*Task requirements:* Make an exact copy of the lines, leaving the pictures out.

*Material provided:*
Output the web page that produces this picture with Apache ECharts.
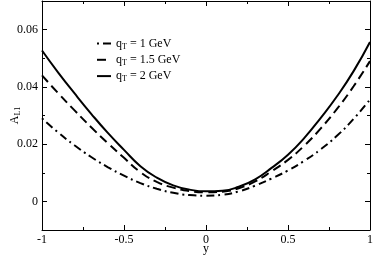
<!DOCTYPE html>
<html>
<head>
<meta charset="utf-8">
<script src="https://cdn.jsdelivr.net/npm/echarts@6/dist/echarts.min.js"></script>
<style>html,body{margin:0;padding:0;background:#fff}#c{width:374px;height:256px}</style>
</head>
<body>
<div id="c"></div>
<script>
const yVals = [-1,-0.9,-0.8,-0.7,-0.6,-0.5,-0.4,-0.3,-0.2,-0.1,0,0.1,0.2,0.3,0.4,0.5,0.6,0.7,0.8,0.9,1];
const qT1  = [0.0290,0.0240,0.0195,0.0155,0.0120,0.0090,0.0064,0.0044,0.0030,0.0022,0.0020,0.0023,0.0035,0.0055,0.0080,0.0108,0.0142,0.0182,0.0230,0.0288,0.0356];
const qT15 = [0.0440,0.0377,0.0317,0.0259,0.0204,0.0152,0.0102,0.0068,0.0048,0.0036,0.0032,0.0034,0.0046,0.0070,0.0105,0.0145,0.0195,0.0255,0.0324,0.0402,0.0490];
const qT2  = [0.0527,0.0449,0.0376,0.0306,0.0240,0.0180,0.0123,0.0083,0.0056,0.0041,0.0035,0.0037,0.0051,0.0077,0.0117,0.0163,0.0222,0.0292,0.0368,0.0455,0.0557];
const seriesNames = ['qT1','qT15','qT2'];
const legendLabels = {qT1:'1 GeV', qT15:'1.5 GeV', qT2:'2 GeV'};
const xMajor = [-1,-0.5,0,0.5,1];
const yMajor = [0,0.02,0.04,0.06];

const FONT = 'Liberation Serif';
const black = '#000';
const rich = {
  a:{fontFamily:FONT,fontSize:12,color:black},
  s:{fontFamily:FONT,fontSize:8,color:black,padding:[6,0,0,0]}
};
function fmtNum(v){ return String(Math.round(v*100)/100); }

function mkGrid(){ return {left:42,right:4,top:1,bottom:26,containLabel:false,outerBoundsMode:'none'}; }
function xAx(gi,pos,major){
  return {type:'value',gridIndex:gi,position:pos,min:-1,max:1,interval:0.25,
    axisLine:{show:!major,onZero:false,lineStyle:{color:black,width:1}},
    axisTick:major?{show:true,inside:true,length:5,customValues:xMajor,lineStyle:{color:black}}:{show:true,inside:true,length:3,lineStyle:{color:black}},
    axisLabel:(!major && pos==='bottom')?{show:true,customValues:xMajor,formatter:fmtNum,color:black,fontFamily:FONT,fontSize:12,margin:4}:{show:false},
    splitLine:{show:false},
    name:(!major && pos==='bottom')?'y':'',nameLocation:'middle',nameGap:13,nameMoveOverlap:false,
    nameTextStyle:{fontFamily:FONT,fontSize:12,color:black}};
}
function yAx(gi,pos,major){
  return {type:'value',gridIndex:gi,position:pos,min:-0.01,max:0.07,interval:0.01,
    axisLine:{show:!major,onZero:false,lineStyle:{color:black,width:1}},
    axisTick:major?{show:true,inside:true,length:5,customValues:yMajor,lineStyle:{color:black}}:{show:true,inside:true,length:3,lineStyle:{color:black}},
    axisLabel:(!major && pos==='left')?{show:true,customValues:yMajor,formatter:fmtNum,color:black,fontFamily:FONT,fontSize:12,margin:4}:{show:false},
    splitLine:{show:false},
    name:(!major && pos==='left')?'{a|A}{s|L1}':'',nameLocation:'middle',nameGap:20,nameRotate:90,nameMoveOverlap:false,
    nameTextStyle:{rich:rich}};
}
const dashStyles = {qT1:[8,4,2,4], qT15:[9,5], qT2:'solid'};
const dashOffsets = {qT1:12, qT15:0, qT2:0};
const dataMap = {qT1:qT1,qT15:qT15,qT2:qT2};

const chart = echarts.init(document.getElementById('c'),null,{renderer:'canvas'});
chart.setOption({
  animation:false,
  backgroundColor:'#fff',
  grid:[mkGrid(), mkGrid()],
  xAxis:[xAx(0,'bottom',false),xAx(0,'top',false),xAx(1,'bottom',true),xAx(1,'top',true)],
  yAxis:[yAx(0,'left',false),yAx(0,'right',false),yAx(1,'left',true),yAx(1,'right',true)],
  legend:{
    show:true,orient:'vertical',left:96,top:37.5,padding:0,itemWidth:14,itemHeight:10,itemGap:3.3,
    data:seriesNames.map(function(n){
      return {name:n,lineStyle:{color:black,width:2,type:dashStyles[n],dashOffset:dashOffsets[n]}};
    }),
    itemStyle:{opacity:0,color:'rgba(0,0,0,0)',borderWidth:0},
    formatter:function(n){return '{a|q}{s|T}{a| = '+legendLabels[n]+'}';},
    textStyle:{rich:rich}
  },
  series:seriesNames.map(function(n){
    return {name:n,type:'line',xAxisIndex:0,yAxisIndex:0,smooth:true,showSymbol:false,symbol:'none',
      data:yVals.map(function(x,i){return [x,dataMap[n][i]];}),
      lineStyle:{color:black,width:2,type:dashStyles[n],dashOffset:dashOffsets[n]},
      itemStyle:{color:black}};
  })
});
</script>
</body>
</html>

*Written solution:*
Output the web page that produces this picture with Apache ECharts.
<!DOCTYPE html>
<html>
<head>
<meta charset="utf-8">
<script src="https://cdn.jsdelivr.net/npm/echarts@6/dist/echarts.min.js"></script>
<style>html,body{margin:0;padding:0;background:#fff}#c{width:374px;height:256px}</style>
</head>
<body>
<div id="c"></div>
<script>
const yVals = [-1,-0.9,-0.8,-0.7,-0.6,-0.5,-0.4,-0.3,-0.2,-0.1,0,0.1,0.2,0.3,0.4,0.5,0.6,0.7,0.8,0.9,1];
const qT1  = [0.0290,0.0240,0.0195,0.0155,0.0120,0.0090,0.0064,0.0044,0.0030,0.0022,0.0020,0.0023,0.0035,0.0055,0.0080,0.0108,0.0142,0.0182,0.0230,0.0288,0.0356];
const qT15 = [0.0440,0.0377,0.0317,0.0259,0.0204,0.0152,0.0102,0.0068,0.0048,0.0036,0.0032,0.0034,0.0046,0.0070,0.0105,0.0145,0.0195,0.0255,0.0324,0.0402,0.0490];
const qT2  = [0.0527,0.0449,0.0376,0.0306,0.0240,0.0180,0.0123,0.0083,0.0056,0.0041,0.0035,0.0037,0.0051,0.0077,0.0117,0.0163,0.0222,0.0292,0.0368,0.0455,0.0557];
const seriesNames = ['qT1','qT15','qT2'];
const legendLabels = {qT1:'1 GeV', qT15:'1.5 GeV', qT2:'2 GeV'};
const xMajor = [-1,-0.5,0,0.5,1];
const yMajor = [0,0.02,0.04,0.06];

const FONT = 'Liberation Serif';
const black = '#000';
const rich = {
  a:{fontFamily:FONT,fontSize:12,color:black},
  s:{fontFamily:FONT,fontSize:8,color:black,padding:[6,0,0,0]}
};
function fmtNum(v){ return String(Math.round(v*100)/100); }

function mkGrid(){ return {left:42,right:4,top:1,bottom:26,containLabel:false,outerBoundsMode:'none'}; }
function xAx(gi,pos,major){
  return {type:'value',gridIndex:gi,position:pos,min:-1,max:1,interval:0.25,
    axisLine:{show:!major,onZero:false,lineStyle:{color:black,width:1}},
    axisTick:major?{show:true,inside:true,length:5,customValues:xMajor,lineStyle:{color:black}}:{show:true,inside:true,length:3,lineStyle:{color:black}},
    axisLabel:(!major && pos==='bottom')?{show:true,customValues:xMajor,formatter:fmtNum,color:black,fontFamily:FONT,fontSize:12,margin:4}:{show:false},
    splitLine:{show:false},
    name:(!major && pos==='bottom')?'y':'',nameLocation:'middle',nameGap:13,nameMoveOverlap:false,
    nameTextStyle:{fontFamily:FONT,fontSize:12,color:black}};
}
function yAx(gi,pos,major){
  return {type:'value',gridIndex:gi,position:pos,min:-0.01,max:0.07,interval:0.01,
    axisLine:{show:!major,onZero:false,lineStyle:{color:black,width:1}},
    axisTick:major?{show:true,inside:true,length:5,customValues:yMajor,lineStyle:{color:black}}:{show:true,inside:true,length:3,lineStyle:{color:black}},
    axisLabel:(!major && pos==='left')?{show:true,customValues:yMajor,formatter:fmtNum,color:black,fontFamily:FONT,fontSize:12,margin:4}:{show:false},
    splitLine:{show:false},
    name:(!major && pos==='left')?'{a|A}{s|L1}':'',nameLocation:'middle',nameGap:20,nameRotate:90,nameMoveOverlap:false,
    nameTextStyle:{rich:rich}};
}
const dashStyles = {qT1:[8,4,2,4], qT15:[9,5], qT2:'solid'};
const dashOffsets = {qT1:12, qT15:0, qT2:0};
const dataMap = {qT1:qT1,qT15:qT15,qT2:qT2};

const chart = echarts.init(document.getElementById('c'),null,{renderer:'canvas'});
chart.setOption({
  animation:false,
  backgroundColor:'#fff',
  grid:[mkGrid(), mkGrid()],
  xAxis:[xAx(0,'bottom',false),xAx(0,'top',false),xAx(1,'bottom',true),xAx(1,'top',true)],
  yAxis:[yAx(0,'left',false),yAx(0,'right',false),yAx(1,'left',true),yAx(1,'right',true)],
  legend:{
    show:true,orient:'vertical',left:96,top:37.5,padding:0,itemWidth:14,itemHeight:10,itemGap:3.3,
    data:seriesNames.map(function(n){
      return {name:n,lineStyle:{color:black,width:2,type:dashStyles[n],dashOffset:dashOffsets[n]}};
    }),
    itemStyle:{opacity:0,color:'rgba(0,0,0,0)',borderWidth:0},
    formatter:function(n){return '{a|q}{s|T}{a| = '+legendLabels[n]+'}';},
    textStyle:{rich:rich}
  },
  series:seriesNames.map(function(n){
    return {name:n,type:'line',xAxisIndex:0,yAxisIndex:0,smooth:true,showSymbol:false,symbol:'none',
      data:yVals.map(function(x,i){return [x,dataMap[n][i]];}),
      lineStyle:{color:black,width:2,type:dashStyles[n],dashOffset:dashOffsets[n]},
      itemStyle:{color:black}};
  })
});
</script>
</body>
</html>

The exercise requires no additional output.